REQUIRED TASK →
Take each line containing the word "this" and copy it.

ENTRIES SHOWN →
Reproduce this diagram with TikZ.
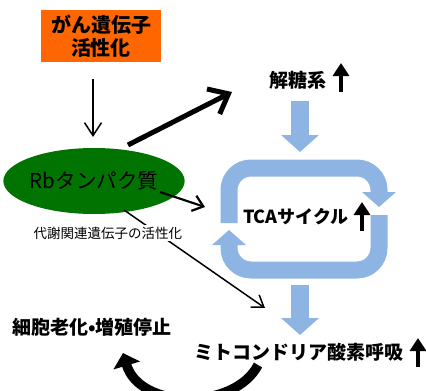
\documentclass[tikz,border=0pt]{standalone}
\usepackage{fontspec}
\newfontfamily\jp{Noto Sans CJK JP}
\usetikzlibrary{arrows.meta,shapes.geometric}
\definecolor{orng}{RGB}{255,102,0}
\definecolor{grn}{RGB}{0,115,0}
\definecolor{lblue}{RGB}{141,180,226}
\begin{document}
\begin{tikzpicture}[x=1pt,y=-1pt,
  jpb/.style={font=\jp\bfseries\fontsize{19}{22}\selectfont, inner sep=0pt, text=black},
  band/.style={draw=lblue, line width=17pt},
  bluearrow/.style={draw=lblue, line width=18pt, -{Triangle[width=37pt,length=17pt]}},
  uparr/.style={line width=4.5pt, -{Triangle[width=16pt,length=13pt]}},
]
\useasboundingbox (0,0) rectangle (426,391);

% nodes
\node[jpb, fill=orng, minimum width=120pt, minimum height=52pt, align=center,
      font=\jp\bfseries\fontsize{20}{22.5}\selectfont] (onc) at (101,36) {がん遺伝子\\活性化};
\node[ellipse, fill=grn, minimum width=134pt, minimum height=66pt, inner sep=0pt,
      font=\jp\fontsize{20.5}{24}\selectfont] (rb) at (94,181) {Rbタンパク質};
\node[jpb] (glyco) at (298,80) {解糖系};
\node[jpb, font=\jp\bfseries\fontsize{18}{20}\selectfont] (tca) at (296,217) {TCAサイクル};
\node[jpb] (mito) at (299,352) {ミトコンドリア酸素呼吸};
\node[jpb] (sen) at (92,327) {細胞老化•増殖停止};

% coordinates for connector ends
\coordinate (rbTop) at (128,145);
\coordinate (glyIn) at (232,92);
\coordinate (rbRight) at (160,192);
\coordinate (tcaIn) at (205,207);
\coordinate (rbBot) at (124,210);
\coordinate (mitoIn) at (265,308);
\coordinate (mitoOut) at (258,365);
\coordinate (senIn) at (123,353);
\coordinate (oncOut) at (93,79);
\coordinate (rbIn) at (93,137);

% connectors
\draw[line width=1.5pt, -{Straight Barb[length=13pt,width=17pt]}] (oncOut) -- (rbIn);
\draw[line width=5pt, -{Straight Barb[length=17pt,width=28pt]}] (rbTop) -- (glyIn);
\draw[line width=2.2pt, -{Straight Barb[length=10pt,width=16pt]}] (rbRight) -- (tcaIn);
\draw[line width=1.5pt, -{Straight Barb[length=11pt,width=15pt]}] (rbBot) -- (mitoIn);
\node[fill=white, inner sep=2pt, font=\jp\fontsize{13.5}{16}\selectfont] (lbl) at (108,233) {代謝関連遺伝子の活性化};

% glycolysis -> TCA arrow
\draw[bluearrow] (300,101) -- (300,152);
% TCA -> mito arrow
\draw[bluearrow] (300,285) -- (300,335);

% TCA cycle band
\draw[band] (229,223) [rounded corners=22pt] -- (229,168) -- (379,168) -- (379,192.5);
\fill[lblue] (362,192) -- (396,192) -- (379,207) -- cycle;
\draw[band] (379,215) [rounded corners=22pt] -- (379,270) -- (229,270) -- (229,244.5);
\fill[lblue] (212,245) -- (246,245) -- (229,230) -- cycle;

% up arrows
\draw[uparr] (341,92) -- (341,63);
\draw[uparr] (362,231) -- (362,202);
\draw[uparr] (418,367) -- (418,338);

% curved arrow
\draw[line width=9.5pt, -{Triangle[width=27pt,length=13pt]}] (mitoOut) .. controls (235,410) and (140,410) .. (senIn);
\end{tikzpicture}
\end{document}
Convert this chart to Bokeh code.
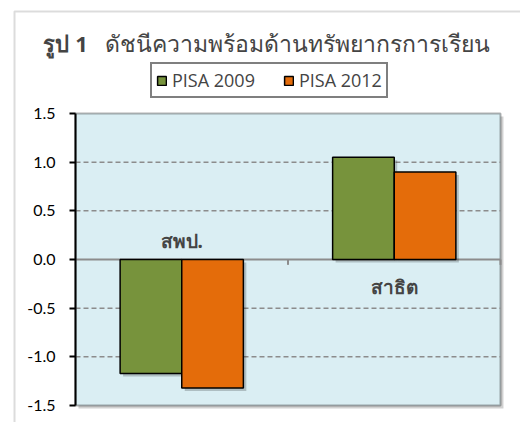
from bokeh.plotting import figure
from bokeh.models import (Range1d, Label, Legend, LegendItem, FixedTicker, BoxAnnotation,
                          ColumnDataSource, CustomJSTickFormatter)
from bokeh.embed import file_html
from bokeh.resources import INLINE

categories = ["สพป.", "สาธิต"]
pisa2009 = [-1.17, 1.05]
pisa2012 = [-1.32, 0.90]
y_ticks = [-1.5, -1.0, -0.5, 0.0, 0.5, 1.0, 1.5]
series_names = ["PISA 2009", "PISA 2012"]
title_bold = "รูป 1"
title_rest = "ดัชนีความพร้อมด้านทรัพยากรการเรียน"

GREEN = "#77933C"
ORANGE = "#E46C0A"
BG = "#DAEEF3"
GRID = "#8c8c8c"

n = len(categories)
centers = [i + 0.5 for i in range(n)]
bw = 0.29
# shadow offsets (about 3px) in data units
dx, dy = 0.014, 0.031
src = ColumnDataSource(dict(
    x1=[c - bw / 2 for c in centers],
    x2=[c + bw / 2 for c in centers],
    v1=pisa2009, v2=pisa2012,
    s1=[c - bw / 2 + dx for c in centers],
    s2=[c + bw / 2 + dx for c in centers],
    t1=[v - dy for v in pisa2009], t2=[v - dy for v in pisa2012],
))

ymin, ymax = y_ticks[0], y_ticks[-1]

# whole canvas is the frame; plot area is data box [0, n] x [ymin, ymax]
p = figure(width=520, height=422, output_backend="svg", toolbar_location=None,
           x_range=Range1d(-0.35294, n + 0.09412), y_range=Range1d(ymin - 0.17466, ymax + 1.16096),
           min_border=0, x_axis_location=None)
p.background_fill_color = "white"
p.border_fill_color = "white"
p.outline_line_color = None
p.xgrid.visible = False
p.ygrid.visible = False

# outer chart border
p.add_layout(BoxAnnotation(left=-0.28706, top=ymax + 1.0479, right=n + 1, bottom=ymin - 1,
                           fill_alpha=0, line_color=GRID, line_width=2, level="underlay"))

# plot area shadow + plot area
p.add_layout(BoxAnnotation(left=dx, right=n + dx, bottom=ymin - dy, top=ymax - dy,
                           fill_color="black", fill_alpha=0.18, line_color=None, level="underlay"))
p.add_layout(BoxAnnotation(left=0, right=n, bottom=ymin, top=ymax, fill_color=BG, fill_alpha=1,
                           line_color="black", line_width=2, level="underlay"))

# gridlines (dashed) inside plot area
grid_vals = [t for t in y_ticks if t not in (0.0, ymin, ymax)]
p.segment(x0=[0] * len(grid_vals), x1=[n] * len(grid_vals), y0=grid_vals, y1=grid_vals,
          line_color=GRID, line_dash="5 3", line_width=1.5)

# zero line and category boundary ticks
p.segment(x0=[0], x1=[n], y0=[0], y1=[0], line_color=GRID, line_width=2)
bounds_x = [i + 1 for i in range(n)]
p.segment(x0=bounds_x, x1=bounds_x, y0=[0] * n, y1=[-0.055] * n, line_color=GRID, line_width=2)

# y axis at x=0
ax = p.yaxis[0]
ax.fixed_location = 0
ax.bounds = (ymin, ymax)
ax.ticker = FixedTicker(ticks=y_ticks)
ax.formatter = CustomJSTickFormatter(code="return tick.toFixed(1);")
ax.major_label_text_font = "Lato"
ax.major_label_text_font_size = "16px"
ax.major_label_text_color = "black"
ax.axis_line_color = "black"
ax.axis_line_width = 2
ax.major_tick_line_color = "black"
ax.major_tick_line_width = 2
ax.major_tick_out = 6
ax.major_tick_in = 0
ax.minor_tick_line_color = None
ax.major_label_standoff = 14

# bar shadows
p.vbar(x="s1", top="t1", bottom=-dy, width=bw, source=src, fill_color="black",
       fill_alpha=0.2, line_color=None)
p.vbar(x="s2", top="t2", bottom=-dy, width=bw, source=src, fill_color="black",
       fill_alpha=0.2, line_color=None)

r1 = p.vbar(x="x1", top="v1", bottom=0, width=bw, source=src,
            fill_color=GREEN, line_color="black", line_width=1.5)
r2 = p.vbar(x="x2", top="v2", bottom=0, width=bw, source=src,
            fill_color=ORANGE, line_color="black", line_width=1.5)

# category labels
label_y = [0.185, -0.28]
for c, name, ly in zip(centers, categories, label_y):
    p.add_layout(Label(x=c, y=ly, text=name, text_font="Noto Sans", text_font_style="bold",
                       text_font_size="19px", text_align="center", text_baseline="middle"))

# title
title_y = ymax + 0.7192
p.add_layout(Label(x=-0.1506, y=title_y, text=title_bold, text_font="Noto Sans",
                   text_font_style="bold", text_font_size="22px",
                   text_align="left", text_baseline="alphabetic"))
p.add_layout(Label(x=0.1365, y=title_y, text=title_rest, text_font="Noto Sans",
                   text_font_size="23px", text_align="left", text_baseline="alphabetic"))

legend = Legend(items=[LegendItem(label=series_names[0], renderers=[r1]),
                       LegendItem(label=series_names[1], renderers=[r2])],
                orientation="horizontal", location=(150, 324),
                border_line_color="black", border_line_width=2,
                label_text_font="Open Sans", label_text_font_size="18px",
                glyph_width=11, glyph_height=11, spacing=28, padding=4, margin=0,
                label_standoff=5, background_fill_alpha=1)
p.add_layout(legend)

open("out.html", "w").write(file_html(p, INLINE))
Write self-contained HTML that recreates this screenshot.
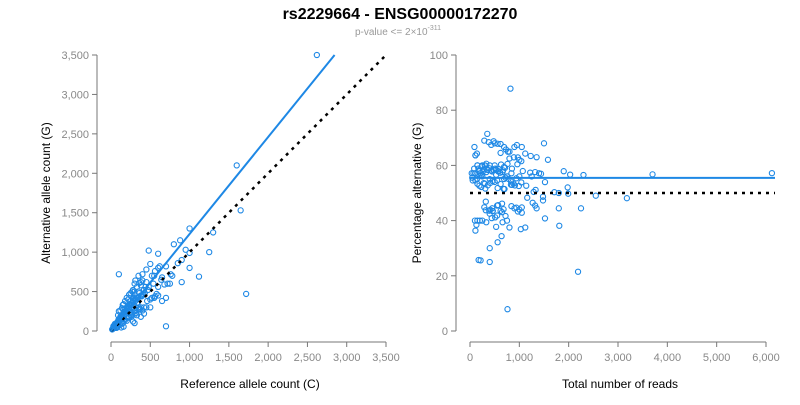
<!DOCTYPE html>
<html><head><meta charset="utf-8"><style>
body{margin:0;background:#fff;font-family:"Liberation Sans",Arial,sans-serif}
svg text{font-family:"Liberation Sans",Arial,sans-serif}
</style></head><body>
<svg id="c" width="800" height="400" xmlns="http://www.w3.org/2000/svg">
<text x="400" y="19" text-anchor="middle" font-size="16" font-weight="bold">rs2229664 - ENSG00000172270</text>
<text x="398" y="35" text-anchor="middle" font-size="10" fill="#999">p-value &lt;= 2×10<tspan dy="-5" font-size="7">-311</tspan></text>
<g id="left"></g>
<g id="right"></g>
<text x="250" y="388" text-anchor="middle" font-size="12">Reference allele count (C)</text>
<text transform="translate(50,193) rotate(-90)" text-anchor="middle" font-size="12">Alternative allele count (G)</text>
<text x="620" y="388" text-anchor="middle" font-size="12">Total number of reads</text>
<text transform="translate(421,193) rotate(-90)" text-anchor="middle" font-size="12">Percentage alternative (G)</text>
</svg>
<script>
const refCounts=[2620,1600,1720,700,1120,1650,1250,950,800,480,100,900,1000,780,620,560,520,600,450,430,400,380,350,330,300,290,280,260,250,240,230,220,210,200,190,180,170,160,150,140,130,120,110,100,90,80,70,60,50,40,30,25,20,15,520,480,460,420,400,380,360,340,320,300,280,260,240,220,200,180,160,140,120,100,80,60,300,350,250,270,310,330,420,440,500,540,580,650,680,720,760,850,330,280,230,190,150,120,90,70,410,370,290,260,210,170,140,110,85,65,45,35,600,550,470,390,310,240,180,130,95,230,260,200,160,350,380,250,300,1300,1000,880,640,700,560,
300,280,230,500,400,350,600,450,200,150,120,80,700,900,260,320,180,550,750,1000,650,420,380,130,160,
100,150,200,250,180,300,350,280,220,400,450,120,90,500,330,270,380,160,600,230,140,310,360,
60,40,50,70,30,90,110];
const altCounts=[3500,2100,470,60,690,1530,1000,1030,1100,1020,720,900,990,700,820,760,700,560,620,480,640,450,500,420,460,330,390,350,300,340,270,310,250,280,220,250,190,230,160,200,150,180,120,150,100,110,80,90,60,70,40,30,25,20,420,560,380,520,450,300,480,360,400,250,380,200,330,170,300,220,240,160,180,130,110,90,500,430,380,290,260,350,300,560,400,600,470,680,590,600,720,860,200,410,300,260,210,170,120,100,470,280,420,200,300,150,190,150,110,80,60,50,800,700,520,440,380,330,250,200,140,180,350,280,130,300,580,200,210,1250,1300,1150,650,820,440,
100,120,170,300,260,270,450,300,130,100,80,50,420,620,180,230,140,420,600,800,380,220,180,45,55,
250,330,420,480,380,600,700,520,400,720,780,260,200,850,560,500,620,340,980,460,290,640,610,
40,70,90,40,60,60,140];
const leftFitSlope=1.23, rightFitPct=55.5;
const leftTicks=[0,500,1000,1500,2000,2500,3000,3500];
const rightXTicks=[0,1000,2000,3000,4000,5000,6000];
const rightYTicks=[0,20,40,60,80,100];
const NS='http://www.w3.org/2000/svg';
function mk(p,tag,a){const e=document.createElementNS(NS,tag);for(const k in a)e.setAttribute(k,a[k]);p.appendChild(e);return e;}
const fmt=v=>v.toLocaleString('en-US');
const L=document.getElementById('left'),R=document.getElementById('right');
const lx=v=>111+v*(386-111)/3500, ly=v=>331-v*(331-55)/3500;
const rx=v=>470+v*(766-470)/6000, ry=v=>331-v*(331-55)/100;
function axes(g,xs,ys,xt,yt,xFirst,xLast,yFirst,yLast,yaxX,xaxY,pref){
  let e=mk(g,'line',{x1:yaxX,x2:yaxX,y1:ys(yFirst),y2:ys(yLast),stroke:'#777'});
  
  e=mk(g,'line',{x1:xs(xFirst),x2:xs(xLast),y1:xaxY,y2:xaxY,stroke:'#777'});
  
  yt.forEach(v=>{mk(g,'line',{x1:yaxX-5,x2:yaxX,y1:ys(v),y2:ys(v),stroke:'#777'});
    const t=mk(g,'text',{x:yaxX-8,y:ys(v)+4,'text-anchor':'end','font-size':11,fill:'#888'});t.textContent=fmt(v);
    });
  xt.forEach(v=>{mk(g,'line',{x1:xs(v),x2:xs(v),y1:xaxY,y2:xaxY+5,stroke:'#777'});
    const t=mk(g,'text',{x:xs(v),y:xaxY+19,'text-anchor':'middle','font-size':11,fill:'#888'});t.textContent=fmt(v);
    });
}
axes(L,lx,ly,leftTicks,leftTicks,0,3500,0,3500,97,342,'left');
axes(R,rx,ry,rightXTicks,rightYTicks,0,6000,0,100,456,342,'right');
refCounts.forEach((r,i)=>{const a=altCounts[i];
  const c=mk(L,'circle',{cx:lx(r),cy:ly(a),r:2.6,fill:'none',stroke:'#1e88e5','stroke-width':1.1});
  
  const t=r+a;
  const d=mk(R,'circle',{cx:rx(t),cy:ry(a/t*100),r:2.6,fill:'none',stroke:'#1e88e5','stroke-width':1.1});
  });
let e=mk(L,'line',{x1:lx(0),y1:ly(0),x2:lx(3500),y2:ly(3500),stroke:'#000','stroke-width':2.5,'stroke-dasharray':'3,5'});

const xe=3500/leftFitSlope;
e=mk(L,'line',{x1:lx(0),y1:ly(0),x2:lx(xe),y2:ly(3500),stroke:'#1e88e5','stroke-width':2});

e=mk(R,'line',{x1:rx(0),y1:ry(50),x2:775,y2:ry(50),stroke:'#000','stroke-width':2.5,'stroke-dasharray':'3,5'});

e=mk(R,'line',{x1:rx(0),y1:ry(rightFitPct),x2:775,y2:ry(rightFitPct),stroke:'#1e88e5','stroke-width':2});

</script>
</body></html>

WORKED ANSWER →
Reproduce this diagram with TikZ.
Convert this chart to Bokeh code.
Write self-contained HTML that recreates this screenshot.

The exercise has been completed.